Viejos
Verán: ellos son mis corresponsales más bragados. Los viejos, digo. Suelo recibir algunas cartas de lectores comentando este o aquel tema de un artículo. Y las misivas más suculentas proceden mayoritariamente de ellos. Son hombres y mujeres instalados en una postrera edad muy peleona.Mientras los demás nos cocemos en el caldo insustancial de esta sociedad descafeinada, y nos vendemos por un ascenso laboral o por un tresillo de diseño, ellos se mantienen enteros e imbatibles, radicalmente lúcidos. Son la conciencia crítica de una sociedad autocomplaciente. Pertenecen a una generación que lo ha visto todo, que lo ha vivido todo, que lleva 70 años batallando.

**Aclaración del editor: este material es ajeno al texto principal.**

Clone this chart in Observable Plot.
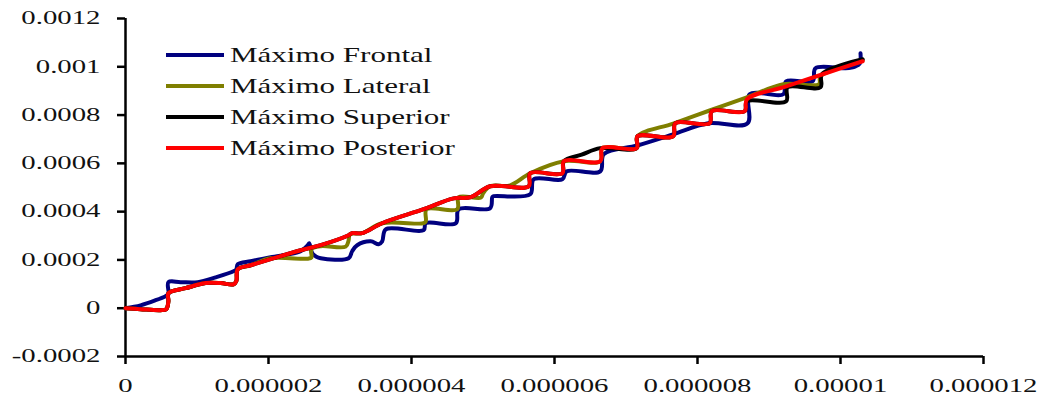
<!DOCTYPE html>
<html>
<head>
<meta charset="utf-8">
<script src="https://cdn.jsdelivr.net/npm/d3@7"></script>
<script src="https://cdn.jsdelivr.net/npm/@observablehq/plot@0.6"></script>
<style>
  body { margin: 0; background: #fff; }
  #chart { position: relative; width: 1059px; height: 400px; }
  .legend { position: absolute; left: 0; top: 0; font-family: "Liberation Serif", "Times New Roman", serif; font-size: 22px; color: #111; }
  .legend .row { position: absolute; display: flex; align-items: center; white-space: nowrap; height: 30px; }
  .legend .swatch { width: 58px; height: 4px; margin-right: 6px; }
  .legend .label { display: inline-block; transform: scaleX(1.41); transform-origin: left center; }
</style>
</head>
<body>
<div id="chart"></div>
<script>
// Axis ticks and their printed labels
const xTicks = [0, 0.000002, 0.000004, 0.000006, 0.000008, 0.00001, 0.000012];
const xTickLabels = ["0", "0.000002", "0.000004", "0.000006", "0.000008", "0.00001", "0.000012"];
const yTicks = [-0.0002, 0, 0.0002, 0.0004, 0.0006, 0.0008, 0.001, 0.0012];
const yTickLabels = ["-0.0002", "0", "0.0002", "0.0004", "0.0006", "0.0008", "0.001", "0.0012"];

// Series names, in drawing order
const seriesNames = ["Máximo Frontal", "Máximo Lateral", "Máximo Superior", "Máximo Posterior"];
const seriesColors = ["#00007f", "#7f7f00", "#000000", "#ff0000"];

// Máximo Frontal
const frontalX = [0, 0.21e-6, 0.42e-6, 0.56e-6, 0.60e-6, 0.60e-6, 0.77e-6, 1.01e-6, 1.26e-6, 1.51e-6,
  1.55e-6, 1.57e-6, 1.75e-6, 2.03e-6, 2.45e-6, 2.55e-6, 2.57e-6, 2.60e-6, 2.62e-6, 2.66e-6,
  2.73e-6, 3.12e-6, 3.17e-6, 3.24e-6, 3.43e-6, 3.54e-6, 3.59e-6, 3.64e-6, 4.17e-6, 4.20e-6,
  4.62e-6, 4.66e-6, 5.10e-6, 5.13e-6, 5.15e-6, 5.66e-6, 5.71e-6, 6.11e-6, 6.17e-6, 6.64e-6,
  6.69e-6, 7.16e-6, 7.66e-6, 8.15e-6, 8.70e-6, 8.73e-6, 9.20e-6, 9.24e-6, 9.61e-6, 9.65e-6,
  10.07e-6, 10.21e-6, 10.27e-6, 10.28e-6];
const frontalY = [0, 0.12e-4, 0.33e-4, 0.50e-4, 0.58e-4, 1.08e-4, 1.08e-4, 1.08e-4, 1.28e-4, 1.53e-4,
  1.61e-4, 1.82e-4, 1.95e-4, 2.11e-4, 2.36e-4, 2.61e-4, 2.69e-4, 2.36e-4, 2.24e-4, 2.15e-4,
  2.07e-4, 2.07e-4, 2.36e-4, 2.61e-4, 2.77e-4, 2.65e-4, 2.77e-4, 3.27e-4, 3.23e-4, 3.52e-4,
  3.52e-4, 4.10e-4, 4.14e-4, 4.60e-4, 4.64e-4, 4.72e-4, 5.34e-4, 5.34e-4, 5.67e-4, 5.67e-4,
  6.38e-4, 6.74e-4, 7.20e-4, 7.66e-4, 7.66e-4, 8.86e-4, 8.86e-4, 9.40e-4, 9.40e-4, 9.94e-4,
  9.94e-4, 10.02e-4, 10.14e-4, 10.56e-4];

// Máximo Lateral
const lateralX = [0, 0.21e-6, 0.49e-6, 0.57e-6, 0.60e-6, 0.60e-6, 0.84e-6, 1.12e-6, 1.33e-6, 1.51e-6,
  1.55e-6, 1.57e-6, 1.75e-6, 2.03e-6, 2.55e-6, 2.60e-6, 2.60e-6, 2.73e-6, 3.08e-6, 3.12e-6,
  3.14e-6, 3.31e-6, 3.59e-6, 4.17e-6, 4.20e-6, 4.21e-6, 4.64e-6, 4.66e-6, 4.97e-6, 5.00e-6,
  5.10e-6, 5.38e-6, 5.66e-6, 6.13e-6, 6.64e-6, 6.67e-6, 7.15e-6, 7.16e-6, 7.66e-6, 8.18e-6,
  8.70e-6, 9.20e-6, 9.70e-6, 9.72e-6, 10.31e-6];
const lateralY = [0, -0.04e-4, -0.08e-4, -0.04e-4, 0.29e-4, 0.62e-4, 0.83e-4, 1.04e-4, 1.04e-4, 0.99e-4,
  1.12e-4, 1.61e-4, 1.78e-4, 2.07e-4, 2.05e-4, 2.10e-4, 2.44e-4, 2.57e-4, 2.55e-4, 2.80e-4,
  3.06e-4, 3.11e-4, 3.52e-4, 3.52e-4, 3.60e-4, 4.10e-4, 4.10e-4, 4.60e-4, 4.58e-4, 4.75e-4,
  5.05e-4, 5.09e-4, 5.59e-4, 6.09e-4, 6.09e-4, 6.63e-4, 6.63e-4, 7.12e-4, 7.65e-4, 8.20e-4,
  8.74e-4, 9.28e-4, 9.28e-4, 9.60e-4, 10.27e-4];

// Máximo Superior
const superiorX = [0, 0.21e-6, 0.49e-6, 0.57e-6, 0.60e-6, 0.60e-6, 0.84e-6, 1.12e-6, 1.33e-6, 1.51e-6,
  1.55e-6, 1.57e-6, 1.75e-6, 2.03e-6, 2.45e-6, 2.73e-6, 3.12e-6, 3.17e-6, 3.31e-6, 3.59e-6,
  4.17e-6, 4.59e-6, 4.83e-6, 5.10e-6, 5.64e-6, 5.66e-6, 6.11e-6, 6.13e-6, 6.38e-6, 6.64e-6,
  7.15e-6, 7.16e-6, 7.66e-6, 7.69e-6, 8.17e-6, 8.20e-6, 8.66e-6, 8.69e-6, 9.24e-6, 9.26e-6,
  9.72e-6, 9.74e-6, 10.31e-6];
const superiorY = [0, -0.04e-4, -0.08e-4, -0.04e-4, 0.29e-4, 0.62e-4, 0.83e-4, 1.04e-4, 1.04e-4, 0.99e-4,
  1.12e-4, 1.61e-4, 1.78e-4, 2.03e-4, 2.40e-4, 2.61e-4, 3.02e-4, 3.11e-4, 3.11e-4, 3.52e-4,
  4.10e-4, 4.55e-4, 4.60e-4, 5.05e-4, 5.05e-4, 5.59e-4, 5.59e-4, 6.09e-4, 6.36e-4, 6.63e-4,
  6.63e-4, 7.12e-4, 7.12e-4, 7.66e-4, 7.66e-4, 8.16e-4, 8.16e-4, 8.57e-4, 8.57e-4, 9.15e-4,
  9.15e-4, 9.69e-4, 10.31e-4];

// Máximo Posterior
const posteriorX = [0, 0.21e-6, 0.49e-6, 0.57e-6, 0.60e-6, 0.60e-6, 0.84e-6, 1.12e-6, 1.33e-6, 1.51e-6,
  1.55e-6, 1.57e-6, 1.75e-6, 2.03e-6, 2.45e-6, 2.73e-6, 3.12e-6, 3.17e-6, 3.31e-6, 3.59e-6,
  4.17e-6, 4.59e-6, 4.83e-6, 5.10e-6, 5.64e-6, 5.66e-6, 6.11e-6, 6.13e-6, 6.64e-6, 6.67e-6,
  7.15e-6, 7.16e-6, 7.66e-6, 7.69e-6, 8.17e-6, 8.20e-6, 8.66e-6, 8.69e-6, 9.23e-6, 9.72e-6,
  10.31e-6];
const posteriorY = [0, -0.04e-4, -0.08e-4, -0.04e-4, 0.29e-4, 0.62e-4, 0.83e-4, 1.04e-4, 1.04e-4, 0.99e-4,
  1.12e-4, 1.61e-4, 1.78e-4, 2.03e-4, 2.40e-4, 2.61e-4, 3.02e-4, 3.11e-4, 3.11e-4, 3.52e-4,
  4.10e-4, 4.55e-4, 4.60e-4, 5.05e-4, 5.05e-4, 5.59e-4, 5.59e-4, 6.09e-4, 6.09e-4, 6.63e-4,
  6.63e-4, 7.12e-4, 7.12e-4, 7.66e-4, 7.66e-4, 8.16e-4, 8.16e-4, 8.65e-4, 9.18e-4, 9.66e-4,
  10.23e-4];

const seriesX = [frontalX, lateralX, superiorX, posteriorX];
const seriesY = [frontalY, lateralY, superiorY, posteriorY];

const points = seriesX.map((xs, s) => xs.map((x, i) => ({x, y: seriesY[s][i]})));

const xLabelOf = new Map(xTicks.map((v, i) => [v, xTickLabels[i]]));
const yLabelOf = new Map(yTicks.map((v, i) => [v, yTickLabels[i]]));

const chart = Plot.plot({
  width: 1059,
  height: 400,
  marginLeft: 125,
  marginRight: 76,
  marginTop: 18,
  marginBottom: 44,
  x: {domain: [0, 0.000012]},
  y: {domain: [-0.0002, 0.0012]},
  style: {fontFamily: "'Liberation Serif', 'Times New Roman', serif", fontSize: "18px", color: "#111", background: "#fff"},
  marks: [
    Plot.axisX({ticks: xTicks, tickFormat: (d) => xLabelOf.get(d), tickSize: 8, tickPadding: 15, strokeWidth: 2.5, stroke: "#000", label: null, fontSize: 18}),
    Plot.axisY({ticks: yTicks, tickFormat: (d) => yLabelOf.get(d), tickSize: 8, tickPadding: 17, strokeWidth: 2.5, stroke: "#000", label: null, fontSize: 18}),
    Plot.ruleX([0], {stroke: "#000", strokeWidth: 2.5}),
    Plot.ruleY([-0.0002], {stroke: "#000", strokeWidth: 2.5}),
    // smoothed lines through the sampled points
    ...points.map((pts, s) => Plot.line(pts, {x: "x", y: "y", stroke: seriesColors[s], strokeWidth: 4, curve: "catmull-rom", strokeLinejoin: "round", strokeLinecap: "round"}))
  ]
});

// Tick labels are set in a wide serif face
const stretch = 1.6;
chart.querySelectorAll('g[aria-label="x-axis tick label"] text, g[aria-label="y-axis tick label"] text').forEach((t) => {
  const tr = t.getAttribute("transform");
  if (tr) {
    t.setAttribute("transform", tr + ` scale(${stretch},1)`);
  } else {
    const x = +t.getAttribute("x") || 0, y = +t.getAttribute("y") || 0;
    t.removeAttribute("x"); t.removeAttribute("y");
    t.setAttribute("transform", `translate(${x},${y}) scale(${stretch},1)`);
  }
});

const host = document.getElementById("chart");
host.appendChild(chart);

// Legend in the upper-left of the plotting area
const legend = document.createElement("div");
legend.className = "legend";
seriesNames.forEach((name, i) => {
  const row = document.createElement("div");
  row.className = "row";
  row.style.left = "166px";
  row.style.top = (39.5 + i * 31.3) + "px";
  const sw = document.createElement("span");
  sw.className = "swatch";
  sw.style.background = seriesColors[i];
  const lab = document.createElement("span");
  lab.className = "label";
  lab.textContent = name;
  row.appendChild(sw);
  row.appendChild(lab);
  legend.appendChild(row);
});
host.appendChild(legend);
</script>
</body>
</html>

Han sido anarquistas, o socialistas, o comunistas, o republicanos. Han sido las primeras feministas, mujeres que rompieron los moldes de una sociedad viril y que nos abrieron un lugar en la vida a todas las que llegamos tras de ellas. Gentes, en fin, que creyeron en la construcción de un mundo nuevo. Y que, cuando su sueño se disolvió entre nubes de pólvora, siguieron manteniendo la ambición de ser, la voluntad de hacer y la esperanza.
No corren tiempos buenos para los que sólo son ricos en años: vivimos bajo la dictadura de lo aparentemente juvenil, aficatados de yuppismo hasta los dientes, y los viejos, supuestamente improductivos, son tenidos por la ganga de la vida, un material de desecho incomodísimo. Por eso los desterramos a los asilos, o los convertimos en un enojoso mueble en nuestra casa, o los olvidamos en la soleada soledad de un banco público.
Ahí están ahora, marchitos y baqueteados por la historia, con el cuerpo sitiado por mil achaques físicos, pero conservando una envidiable salud moral. Mientras los demás nos privamos por parecer los más modernos, y asumimos vetustas actitudes light convencidos de que son el último grito, los viejos siguen metidos en asociaciones reivindicativas diversas, batallando como chinches, manteniendo la ilusión y la utopía. Ellos son en realidad los posmodernos.